= Josip Osti =

Bosnian writer (1945–2021)

Josip Osti (19 March 1945 – 26 June 2021) was a Bosnian and Slovenian poet, prose writer and essayist, literary critic, anthologist and translator.

==Biography==
Osti was born in Sarajevo, Bosnia and Herzegovina. He graduated from the Faculty of Philosophy at the University of Sarajevo. He was the editor of the culture part of the student magazine Naši dani, editor at the publishing house Veselin Masleša, Secretary of the Literature Society of the City of Sarajevo and Director of the international literary festival Sarajevo Days of Poetry, Secretary of the Writers’ Association of Bosnia and Herzegovina, President of the Association of Literary Translators of Bosnia and Herzegovina and proof-reader/corrector of the publishing house Svjetlost.

Since 1990, Osti has been living in Slovenia, first in Ljubljana and then in the village of Tomaj in the Karst region, where he worked as a freelance writer.

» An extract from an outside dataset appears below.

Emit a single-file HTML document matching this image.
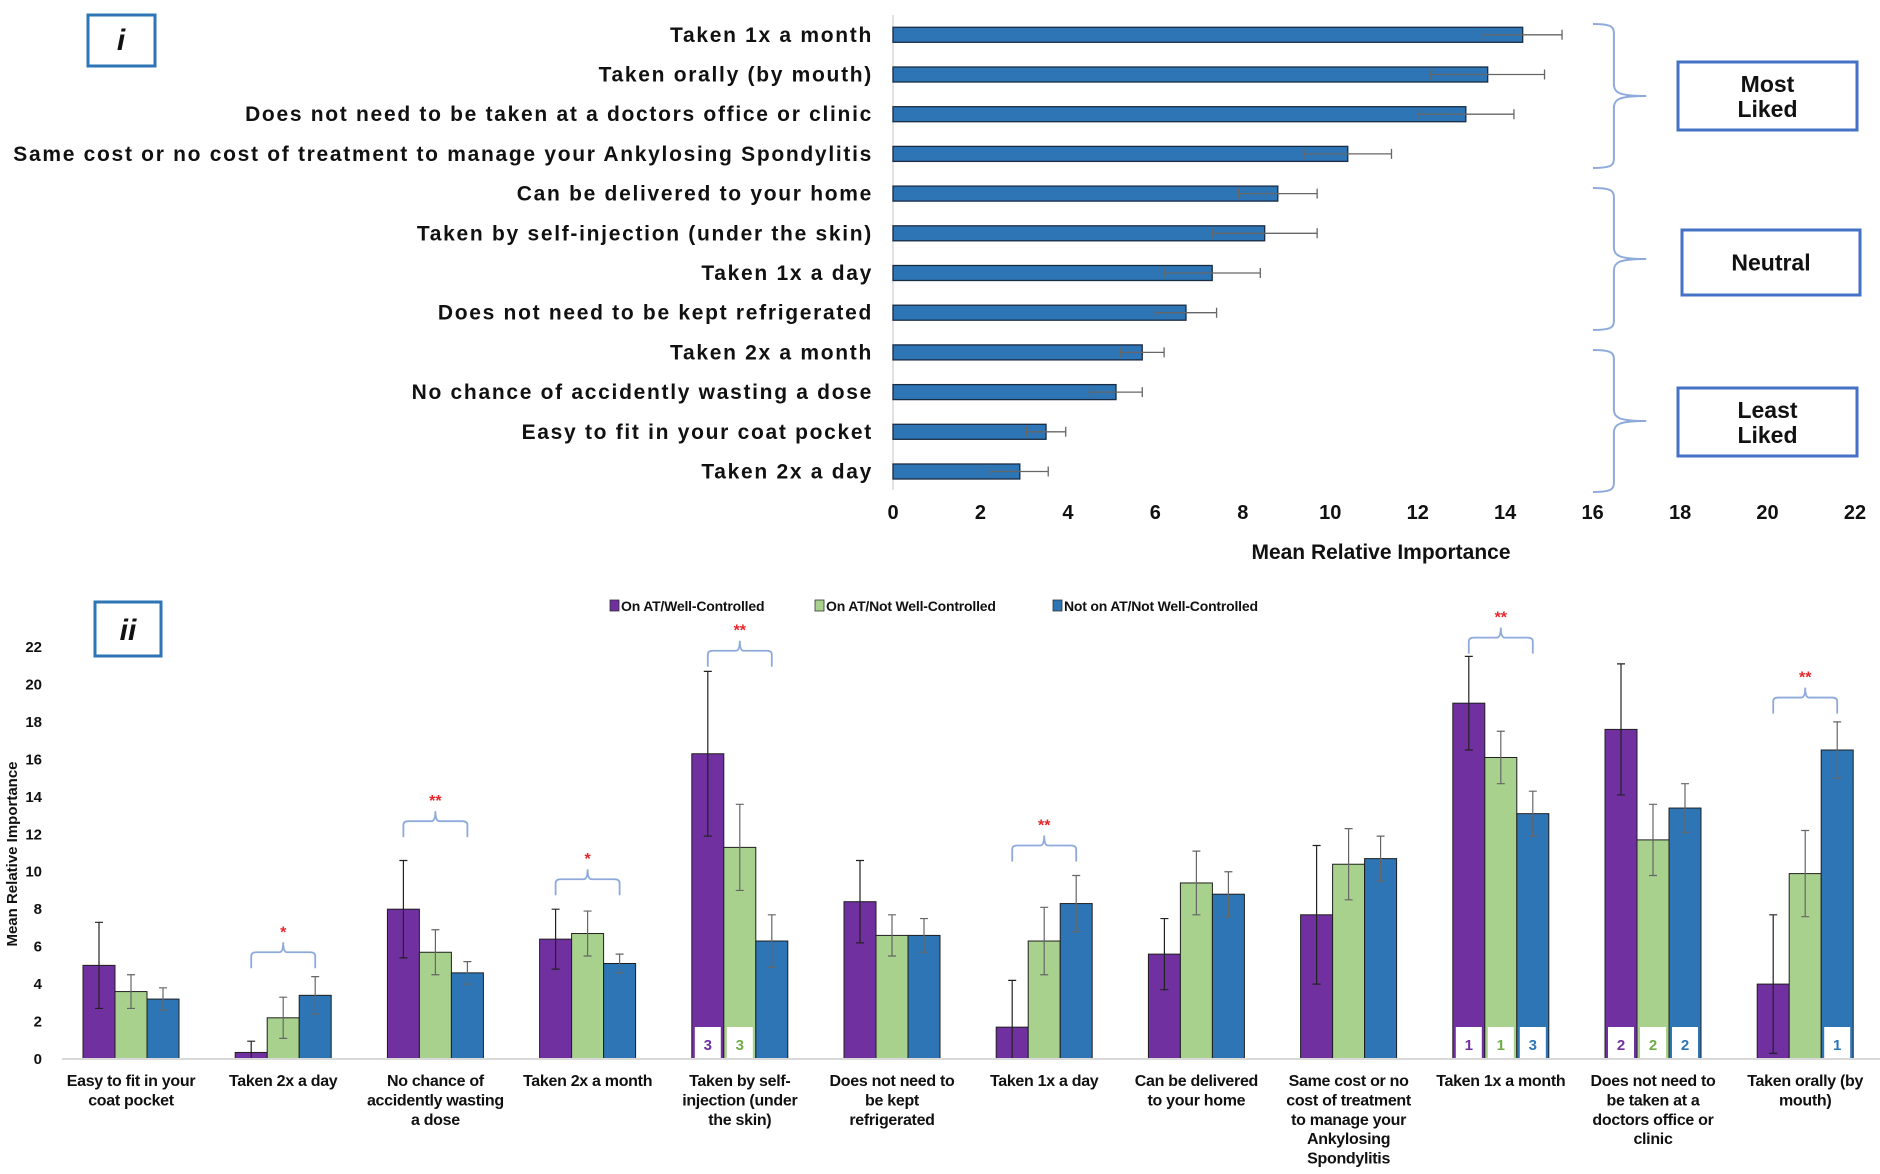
<!DOCTYPE html>
<html><head><meta charset="utf-8"><style>
html,body{margin:0;padding:0;background:#fff;}
svg{display:block;font-family:"Liberation Sans",Arial,sans-serif;}
</style></head><body>
<svg id="chart" width="1880" height="1174" viewBox="0 0 1880 1174" xmlns="http://www.w3.org/2000/svg">
<g id="top"></g>
<g id="bottom"></g>
</svg>
<script>
// ---------- Panel i data ----------
const topLabels = ["Taken 1x a month","Taken orally (by mouth)","Does not need to be taken at a doctors office or clinic","Same cost or no cost of treatment to manage your Ankylosing Spondylitis","Can be delivered to your home","Taken by self-injection (under the skin)","Taken 1x a day","Does not need to be kept refrigerated","Taken 2x a month","No chance of accidently wasting a dose","Easy to fit in your coat pocket","Taken 2x a day"];
const topValues = [14.4,13.6,13.1,10.4,8.8,8.5,7.3,6.7,5.7,5.1,3.5,2.9];
const topErrors = [0.9,1.3,1.1,1.0,0.9,1.2,1.1,0.7,0.5,0.6,0.45,0.65];
const topTicks = [0,2,4,6,8,10,12,14,16,18,20,22];

// ---------- Panel ii data ----------
const categories = [["Easy to fit in your","coat pocket"],["Taken 2x a day"],["No chance of","accidently wasting","a dose"],["Taken 2x a month"],["Taken by self-","injection (under","the skin)"],["Does not need to","be kept","refrigerated"],["Taken 1x a day"],["Can be delivered","to your home"],["Same cost or no","cost of treatment","to manage your","Ankylosing","Spondylitis"],["Taken 1x a month"],["Does not need to","be taken at a","doctors office or","clinic"],["Taken orally (by","mouth)"]];
const seriesNames = ["On AT/Well-Controlled","On AT/Not Well-Controlled","Not on AT/Not Well-Controlled"];
const wellCtrl = [5.0,0.35,8.0,6.4,16.3,8.4,1.7,5.6,7.7,19.0,17.6,4.0];
const notWellCtrl = [3.6,2.2,5.7,6.7,11.3,6.6,6.3,9.4,10.4,16.1,11.7,9.9];
const notOnAT = [3.2,3.4,4.6,5.1,6.3,6.6,8.3,8.8,10.7,13.1,13.4,16.5];
const wellErr = [2.3,0.6,2.6,1.6,4.4,2.2,2.5,1.9,3.7,2.5,3.5,3.7];
const notWellErr = [0.9,1.1,1.2,1.2,2.3,1.1,1.8,1.7,1.9,1.4,1.9,2.3];
const notOnErr = [0.6,1.0,0.6,0.5,1.4,0.9,1.5,1.2,1.2,1.2,1.3,1.5];
const bottomTicks = [0,2,4,6,8,10,12,14,16,18,20,22];
const sigGroups = [1,2,3,4,6,9,11];
const sigStars = ["*","**","*","**","**","**","**"];
const sigLevel = [5.7,12.7,9.6,21.8,11.4,22.5,19.3];
const ranks = {4:["3","3",""],9:["1","1","3"],10:["2","2","2"],11:["","","1"]};

const NS="http://www.w3.org/2000/svg";
function mk(tag,attrs,parent,text){const e=document.createElementNS(NS,tag);for(const k in attrs)e.setAttribute(k,attrs[k]);if(text!==undefined)e.textContent=text;parent.appendChild(e);return e;}

// ---------- Panel i ----------
const T=document.getElementById('top');
const x0=893,x1=1855,xMax=22;
const xs=v=>x0+(v/xMax)*(x1-x0);
const rowY=i=>34.8+i*39.7;
let e;
e=mk('line',{x1:x0,y1:15,x2:x0,y2:490,stroke:'#d9d9d9','stroke-width':1.5},T);

topLabels.forEach((lab,i)=>{
  const y=rowY(i);
  e=mk('text',{x:873,y:y+7,'text-anchor':'end','font-size':21,'font-weight':'bold','letter-spacing':1.7,fill:'#111'},T,lab);
  
  e=mk('rect',{x:x0,y:y-7.5,width:xs(topValues[i])-x0,height:15,fill:'#2e75b6',stroke:'#1a2c44','stroke-width':1.3},T);
  
  const lo=xs(topValues[i]-topErrors[i]),hi=xs(topValues[i]+topErrors[i]);
  e=mk('path',{d:`M${lo},${y}H${hi}M${lo},${y-5}V${y+5}M${hi},${y-5}V${y+5}`,stroke:'#666','stroke-width':1.3,fill:'none'},T);
  
});
topTicks.forEach(t=>{
  e=mk('text',{x:xs(t),y:519,'text-anchor':'middle','font-size':20,'font-weight':'bold',fill:'#111'},T,t);
  
});
e=mk('text',{x:1381,y:559,'text-anchor':'middle','font-size':21,'font-weight':'bold',fill:'#111'},T,'Mean Relative Importance');

e=mk('rect',{x:88,y:15,width:67,height:51,fill:'#fff',stroke:'#2e75b6','stroke-width':3},T);

e=mk('text',{x:121,y:50,'text-anchor':'middle','font-size':30,'font-weight':'bold','font-style':'italic',fill:'#111'},T,'i');

function brace(y0,y1,x,w){const m=(y0+y1)/2;return `M${x},${y0} C${x+w*0.6},${y0} ${x+w*0.55},${y0+4} ${x+w*0.55},${y0+15} V${m-12} C${x+w*0.55},${m-3} ${x+w*0.7},${m} ${x+w*1.4},${m} C${x+w*0.7},${m} ${x+w*0.55},${m+3} ${x+w*0.55},${m+12} V${y1-15} C${x+w*0.55},${y1-4} ${x+w*0.6},${y1} ${x},${y1}`;}
const groups=[["Most","Liked",24,168,1678,62,1857,130],["Neutral","",188,330,1682,230,1860,295],["Least","Liked",350,492,1678,388,1857,456]];
groups.forEach(g=>{
  e=mk('path',{d:brace(g[2],g[3],1593,38),stroke:'#8eaadb','stroke-width':2,fill:'none'},T);
  
  e=mk('rect',{x:g[4],y:g[5],width:g[6]-g[4],height:g[7]-g[5],fill:'#fff',stroke:'#4472c4','stroke-width':3},T);
  
  const cx=(g[4]+g[6])/2,cy=(g[5]+g[7])/2;
  if(g[1]){
    e=mk('text',{x:cx,y:cy-4,'text-anchor':'middle','font-size':23,'font-weight':'bold',fill:'#111'},T,g[0]);
    
    e=mk('text',{x:cx,y:cy+21,'text-anchor':'middle','font-size':23,'font-weight':'bold',fill:'#111'},T,g[1]);
    
  } else {
    e=mk('text',{x:cx,y:cy+8,'text-anchor':'middle','font-size':23,'font-weight':'bold',fill:'#111'},T,g[0]);
    
  }
});

// ---------- Panel ii ----------
const B=document.getElementById('bottom');
const yb0=1059,yb22=647;
const ys=v=>yb0-(v/22)*(yb0-yb22);
const gx=i=>131+i*152.2;
const bw=32;
const colors=['#7030a0','#a9d18e','#2e75b6'];
const rankColors=['#7030a0','#70ad47','#2e75b6'];
const series=[wellCtrl,notWellCtrl,notOnAT];
const errs=[wellErr,notWellErr,notOnErr];
bottomTicks.forEach(t=>{
  e=mk('text',{x:42,y:ys(t)+5,'text-anchor':'end','font-size':15,'font-weight':'bold',fill:'#111'},B,t);
  
});
e=mk('text',{x:0,y:0,transform:'translate(17,854) rotate(-90)','text-anchor':'middle','font-size':15,'font-weight':'bold',fill:'#111'},B,'Mean Relative Importance');

categories.forEach((lines,i)=>{
  const c=gx(i);
  series.forEach((s,k)=>{
    const x=c-bw*1.5+k*bw;
    e=mk('rect',{x:x,y:ys(s[i]),width:bw,height:ys(0)-ys(s[i]),fill:colors[k],stroke:'#1f1f1f','stroke-width':1},B);
    
    const r=ranks[i];
    if(r&&r[k]){
      e=mk('rect',{x:x+3,y:ys(0)-32,width:bw-6,height:32,fill:'#fff'},B);
      
      e=mk('text',{x:x+bw/2,y:ys(0)-9,'text-anchor':'middle','font-size':15,'font-weight':'bold',fill:rankColors[k]},B,r[k]);
      
    }
    const hi=ys(s[i]+errs[k][i]),lo=ys(Math.max(0,s[i]-errs[k][i])),mx=x+bw/2;
    e=mk('path',{d:`M${mx},${hi}V${lo}M${mx-4},${hi}H${mx+4}M${mx-4},${lo}H${mx+4}`,stroke:k==0?'#222':'#666','stroke-width':1.2,fill:'none'},B);
    
  });
  lines.forEach((ln,j)=>{
    e=mk('text',{x:c,y:1086+j*19.4,'text-anchor':'middle','font-size':16,'font-weight':'bold','letter-spacing':-0.3,fill:'#111'},B,ln);
    
  });
});
e=mk('line',{x1:62,y1:yb0,x2:1880,y2:yb0,stroke:'#d9d9d9','stroke-width':2},B);

sigGroups.forEach((g,j)=>{
  const c=gx(g),l=c-bw,r=c+bw,yt=ys(sigLevel[j]),yb=yt+16;
  e=mk('path',{d:`M${l},${yb} V${yt+4} Q${l},${yt} ${l+5},${yt} H${c-4} Q${c},${yt} ${c},${yt-10} Q${c},${yt} ${c+4},${yt} H${r-5} Q${r},${yt} ${r},${yt+4} V${yb}`,stroke:'#8eaadb','stroke-width':1.8,fill:'none'},B);
  
  e=mk('text',{x:c,y:yt-15,'text-anchor':'middle','font-size':16,'font-weight':'bold',fill:'#e8262a'},B,sigStars[j]);
  
});
const legX=[610,815,1053];
seriesNames.forEach((n,k)=>{
  e=mk('rect',{x:legX[k],y:600,width:9,height:11,fill:colors[k],stroke:'#333','stroke-width':0.8},B);
  
  e=mk('text',{x:legX[k]+11,y:611,'font-size':14,'font-weight':'bold','letter-spacing':-0.2,fill:'#111'},B,n);
  
});
e=mk('rect',{x:95,y:602,width:66,height:54,fill:'#fff',stroke:'#2e75b6','stroke-width':3},B);

e=mk('text',{x:128,y:640,'text-anchor':'middle','font-size':30,'font-weight':'bold','font-style':'italic',fill:'#111'},B,'ii');

</script>
</body></html>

Osti published some twenty-five books of poetry (last ten were written in Slovene), four books of prose, twelve books of essays, literary criticism and journalistic texts, as well as the book of conversations with Izet Sarajlić and the book of correspondence with Biljana Jovanović.

Osti edited and translated ten anthologies of Bosnian and Slovenian poetry and prose, and translated more than eighty books and fifteen plays by Slovenian authors. Some thirty translations of his books in Slovene, Italian, Czech, English, Polish, Turkish, Bulgarian and Macedonian have been published.

Osti won the Slovenian literary awards: Zlata ptica ("Golden Bird", 1993), Veronikina nagrada (Veronika Award, 1999), Župančičeva nagrada (Župančič Award, 2000) and Jenkova nagrada (Jenko Award, 2006), as well as the Vilenica International Literary Prize (1994), the special international poetry award Scritture di Frontiera (Trieste, 2005), and the PONT international literary prize for intercultural cooperation (2019).